> **Work to complete**
Reproduce, please, the span of lines beginning at the line with "Convert this chart to Plotly code." and ending at the line with "if close else", inclusive, minus any pictures.

> **Material to process**
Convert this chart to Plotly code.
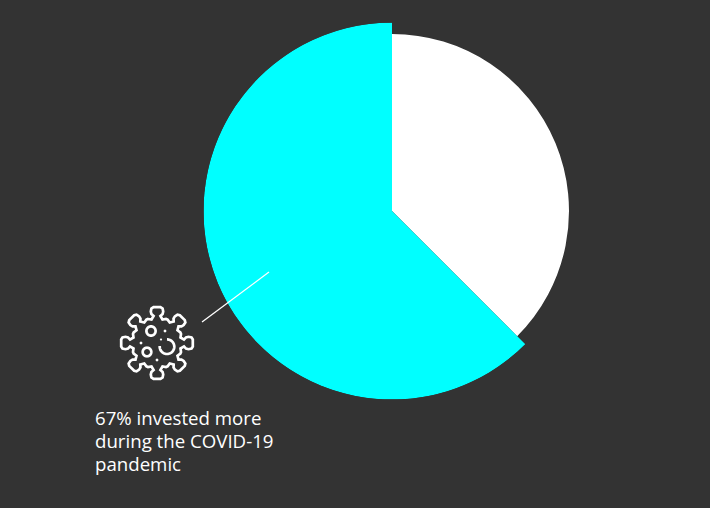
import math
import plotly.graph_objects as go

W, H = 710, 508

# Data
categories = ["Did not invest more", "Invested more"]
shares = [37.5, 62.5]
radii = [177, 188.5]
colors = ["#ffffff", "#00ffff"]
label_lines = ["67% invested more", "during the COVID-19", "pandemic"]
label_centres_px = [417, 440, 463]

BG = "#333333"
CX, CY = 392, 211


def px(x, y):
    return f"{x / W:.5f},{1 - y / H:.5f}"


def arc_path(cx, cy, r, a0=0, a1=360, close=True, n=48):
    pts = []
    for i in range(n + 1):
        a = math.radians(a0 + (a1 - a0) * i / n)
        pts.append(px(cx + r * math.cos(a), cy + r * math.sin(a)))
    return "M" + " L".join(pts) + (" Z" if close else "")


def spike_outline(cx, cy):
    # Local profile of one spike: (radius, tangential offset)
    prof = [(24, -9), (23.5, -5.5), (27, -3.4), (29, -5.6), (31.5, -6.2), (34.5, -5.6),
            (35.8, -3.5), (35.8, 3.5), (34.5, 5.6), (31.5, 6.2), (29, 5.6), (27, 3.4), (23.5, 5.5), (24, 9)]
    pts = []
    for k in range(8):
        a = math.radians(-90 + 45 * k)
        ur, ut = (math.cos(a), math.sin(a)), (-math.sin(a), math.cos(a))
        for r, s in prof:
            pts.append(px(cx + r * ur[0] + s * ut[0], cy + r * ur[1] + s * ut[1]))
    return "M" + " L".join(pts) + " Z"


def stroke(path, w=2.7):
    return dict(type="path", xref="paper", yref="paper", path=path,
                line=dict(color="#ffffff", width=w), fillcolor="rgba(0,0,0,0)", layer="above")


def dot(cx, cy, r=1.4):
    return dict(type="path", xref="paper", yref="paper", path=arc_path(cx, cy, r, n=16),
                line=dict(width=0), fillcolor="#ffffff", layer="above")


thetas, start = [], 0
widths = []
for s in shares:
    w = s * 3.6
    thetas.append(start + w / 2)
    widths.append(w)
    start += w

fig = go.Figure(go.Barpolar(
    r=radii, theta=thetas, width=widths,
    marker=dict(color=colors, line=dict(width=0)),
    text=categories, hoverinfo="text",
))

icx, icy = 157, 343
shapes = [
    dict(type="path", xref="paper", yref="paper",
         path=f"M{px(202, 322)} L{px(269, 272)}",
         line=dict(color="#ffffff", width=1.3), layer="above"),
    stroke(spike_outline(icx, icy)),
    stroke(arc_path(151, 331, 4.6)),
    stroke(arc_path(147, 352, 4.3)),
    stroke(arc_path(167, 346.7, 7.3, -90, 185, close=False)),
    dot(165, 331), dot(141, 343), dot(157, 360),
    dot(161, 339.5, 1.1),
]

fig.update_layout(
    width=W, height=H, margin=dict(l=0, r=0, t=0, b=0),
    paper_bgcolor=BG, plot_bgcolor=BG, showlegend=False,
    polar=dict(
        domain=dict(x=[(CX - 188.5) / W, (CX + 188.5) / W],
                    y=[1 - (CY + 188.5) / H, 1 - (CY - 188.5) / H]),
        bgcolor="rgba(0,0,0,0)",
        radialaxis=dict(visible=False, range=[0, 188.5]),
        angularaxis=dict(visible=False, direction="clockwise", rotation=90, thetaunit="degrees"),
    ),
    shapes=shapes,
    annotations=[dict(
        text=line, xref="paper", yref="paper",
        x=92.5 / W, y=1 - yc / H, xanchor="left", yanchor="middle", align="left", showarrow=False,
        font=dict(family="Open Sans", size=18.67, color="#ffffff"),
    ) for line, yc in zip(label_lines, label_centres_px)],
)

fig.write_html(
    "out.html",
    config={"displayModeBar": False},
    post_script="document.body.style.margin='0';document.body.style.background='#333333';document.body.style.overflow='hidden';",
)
==
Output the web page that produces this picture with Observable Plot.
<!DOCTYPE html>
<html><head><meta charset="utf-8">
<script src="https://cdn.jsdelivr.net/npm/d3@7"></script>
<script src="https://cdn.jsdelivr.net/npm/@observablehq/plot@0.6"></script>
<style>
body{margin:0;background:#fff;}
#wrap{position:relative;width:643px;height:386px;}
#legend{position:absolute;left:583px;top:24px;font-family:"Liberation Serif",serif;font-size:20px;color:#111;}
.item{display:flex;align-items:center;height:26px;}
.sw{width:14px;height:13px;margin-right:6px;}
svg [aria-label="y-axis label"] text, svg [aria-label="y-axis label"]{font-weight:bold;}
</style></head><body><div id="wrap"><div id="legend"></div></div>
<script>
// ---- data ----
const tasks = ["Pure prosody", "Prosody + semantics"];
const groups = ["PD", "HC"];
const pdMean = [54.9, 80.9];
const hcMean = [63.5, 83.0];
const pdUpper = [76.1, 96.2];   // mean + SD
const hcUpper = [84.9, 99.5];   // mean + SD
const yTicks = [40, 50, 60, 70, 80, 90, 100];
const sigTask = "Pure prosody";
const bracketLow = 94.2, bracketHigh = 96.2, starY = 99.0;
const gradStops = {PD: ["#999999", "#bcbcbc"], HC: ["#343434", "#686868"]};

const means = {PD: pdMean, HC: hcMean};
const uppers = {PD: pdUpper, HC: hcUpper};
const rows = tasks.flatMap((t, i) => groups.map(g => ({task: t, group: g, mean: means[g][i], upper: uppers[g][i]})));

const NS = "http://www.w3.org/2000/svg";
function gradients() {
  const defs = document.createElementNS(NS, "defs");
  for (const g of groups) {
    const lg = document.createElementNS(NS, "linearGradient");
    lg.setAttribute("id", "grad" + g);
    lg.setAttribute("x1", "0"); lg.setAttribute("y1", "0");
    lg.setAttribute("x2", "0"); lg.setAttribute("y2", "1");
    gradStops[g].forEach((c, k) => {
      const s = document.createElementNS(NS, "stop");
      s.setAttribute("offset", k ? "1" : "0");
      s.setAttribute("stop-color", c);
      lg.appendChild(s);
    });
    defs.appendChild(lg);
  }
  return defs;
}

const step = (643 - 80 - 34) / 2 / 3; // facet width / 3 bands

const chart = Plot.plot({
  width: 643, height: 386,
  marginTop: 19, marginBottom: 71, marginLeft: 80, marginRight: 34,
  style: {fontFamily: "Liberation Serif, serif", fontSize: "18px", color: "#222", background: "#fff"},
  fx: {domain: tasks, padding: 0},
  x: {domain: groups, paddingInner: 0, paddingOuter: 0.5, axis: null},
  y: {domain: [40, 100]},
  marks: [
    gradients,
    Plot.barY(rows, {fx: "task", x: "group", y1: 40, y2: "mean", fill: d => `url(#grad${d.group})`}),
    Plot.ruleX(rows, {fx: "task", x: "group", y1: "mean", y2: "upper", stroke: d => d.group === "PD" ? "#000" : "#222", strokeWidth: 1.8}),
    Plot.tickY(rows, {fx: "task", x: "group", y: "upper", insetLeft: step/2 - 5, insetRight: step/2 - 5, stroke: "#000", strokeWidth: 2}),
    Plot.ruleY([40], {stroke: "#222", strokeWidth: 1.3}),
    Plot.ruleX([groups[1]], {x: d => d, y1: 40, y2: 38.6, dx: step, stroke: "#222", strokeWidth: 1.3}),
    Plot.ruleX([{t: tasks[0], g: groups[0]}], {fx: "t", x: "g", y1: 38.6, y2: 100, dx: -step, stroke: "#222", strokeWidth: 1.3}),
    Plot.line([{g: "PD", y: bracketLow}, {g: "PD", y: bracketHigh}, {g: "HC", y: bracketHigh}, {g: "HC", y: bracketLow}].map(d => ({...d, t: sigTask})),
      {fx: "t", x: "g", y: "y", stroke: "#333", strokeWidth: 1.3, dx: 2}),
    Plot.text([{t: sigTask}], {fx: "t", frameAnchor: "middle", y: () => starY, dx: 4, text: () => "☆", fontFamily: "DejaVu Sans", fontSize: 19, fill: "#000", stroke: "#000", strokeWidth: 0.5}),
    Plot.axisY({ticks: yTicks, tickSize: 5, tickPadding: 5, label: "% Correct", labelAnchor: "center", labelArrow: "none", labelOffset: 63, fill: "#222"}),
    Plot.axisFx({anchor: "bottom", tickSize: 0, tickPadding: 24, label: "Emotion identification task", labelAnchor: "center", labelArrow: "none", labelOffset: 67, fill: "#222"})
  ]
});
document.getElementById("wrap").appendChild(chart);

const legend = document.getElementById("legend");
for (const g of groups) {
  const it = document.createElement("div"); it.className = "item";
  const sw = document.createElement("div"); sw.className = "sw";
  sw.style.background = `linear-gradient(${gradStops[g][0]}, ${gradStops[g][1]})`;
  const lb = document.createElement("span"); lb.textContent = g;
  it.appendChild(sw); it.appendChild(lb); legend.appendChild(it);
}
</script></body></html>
---
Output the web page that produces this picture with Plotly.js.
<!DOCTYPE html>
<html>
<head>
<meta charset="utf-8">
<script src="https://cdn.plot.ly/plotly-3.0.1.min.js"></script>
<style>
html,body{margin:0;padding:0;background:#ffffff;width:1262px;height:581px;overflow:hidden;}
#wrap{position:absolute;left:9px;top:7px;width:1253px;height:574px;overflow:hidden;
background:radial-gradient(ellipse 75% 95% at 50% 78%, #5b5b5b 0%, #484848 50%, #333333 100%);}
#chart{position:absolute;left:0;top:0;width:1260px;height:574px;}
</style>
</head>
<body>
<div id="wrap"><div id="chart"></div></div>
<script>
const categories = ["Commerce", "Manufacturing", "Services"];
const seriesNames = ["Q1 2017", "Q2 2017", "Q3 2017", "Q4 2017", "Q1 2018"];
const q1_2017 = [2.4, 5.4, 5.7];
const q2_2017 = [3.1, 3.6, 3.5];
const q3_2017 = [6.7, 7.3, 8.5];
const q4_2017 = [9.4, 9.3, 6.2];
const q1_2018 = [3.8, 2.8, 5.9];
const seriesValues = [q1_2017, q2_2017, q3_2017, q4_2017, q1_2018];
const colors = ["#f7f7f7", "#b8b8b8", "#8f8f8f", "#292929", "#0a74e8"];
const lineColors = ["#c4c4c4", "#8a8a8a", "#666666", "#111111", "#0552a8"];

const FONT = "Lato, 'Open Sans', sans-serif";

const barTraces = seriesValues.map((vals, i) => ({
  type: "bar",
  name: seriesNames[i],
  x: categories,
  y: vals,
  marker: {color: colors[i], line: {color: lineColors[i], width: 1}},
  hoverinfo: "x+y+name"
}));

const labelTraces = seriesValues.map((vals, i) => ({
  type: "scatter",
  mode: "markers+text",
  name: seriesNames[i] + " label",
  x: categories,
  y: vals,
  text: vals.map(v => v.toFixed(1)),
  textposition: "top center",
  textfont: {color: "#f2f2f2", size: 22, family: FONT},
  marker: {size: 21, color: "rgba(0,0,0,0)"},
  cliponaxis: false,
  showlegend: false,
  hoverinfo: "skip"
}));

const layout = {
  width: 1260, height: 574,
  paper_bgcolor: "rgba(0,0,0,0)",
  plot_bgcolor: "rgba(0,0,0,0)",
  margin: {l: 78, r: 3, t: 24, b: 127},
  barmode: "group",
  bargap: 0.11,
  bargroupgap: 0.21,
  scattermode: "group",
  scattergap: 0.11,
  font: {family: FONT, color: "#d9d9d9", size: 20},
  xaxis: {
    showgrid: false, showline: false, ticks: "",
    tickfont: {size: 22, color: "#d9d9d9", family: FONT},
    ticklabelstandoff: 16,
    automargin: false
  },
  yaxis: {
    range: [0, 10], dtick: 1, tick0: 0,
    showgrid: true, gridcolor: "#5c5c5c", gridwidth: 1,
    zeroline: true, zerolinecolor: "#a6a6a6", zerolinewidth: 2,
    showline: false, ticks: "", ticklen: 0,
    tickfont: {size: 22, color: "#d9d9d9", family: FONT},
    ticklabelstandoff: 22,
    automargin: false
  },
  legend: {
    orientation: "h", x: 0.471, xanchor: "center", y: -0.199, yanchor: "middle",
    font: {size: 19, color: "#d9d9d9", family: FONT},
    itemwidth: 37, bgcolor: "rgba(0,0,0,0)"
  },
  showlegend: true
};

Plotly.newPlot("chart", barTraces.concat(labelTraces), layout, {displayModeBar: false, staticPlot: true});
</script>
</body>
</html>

> **Solution**
Convert this chart to Plotly code.
import math
import plotly.graph_objects as go

W, H = 710, 508

# Data
categories = ["Did not invest more", "Invested more"]
shares = [37.5, 62.5]
radii = [177, 188.5]
colors = ["#ffffff", "#00ffff"]
label_lines = ["67% invested more", "during the COVID-19", "pandemic"]
label_centres_px = [417, 440, 463]

BG = "#333333"
CX, CY = 392, 211


def px(x, y):
    return f"{x / W:.5f},{1 - y / H:.5f}"


def arc_path(cx, cy, r, a0=0, a1=360, close=True, n=48):
    pts = []
    for i in range(n + 1):
        a = math.radians(a0 + (a1 - a0) * i / n)
        pts.append(px(cx + r * math.cos(a), cy + r * math.sin(a)))
    return "M" + " L".join(pts) + (" Z" if close else "")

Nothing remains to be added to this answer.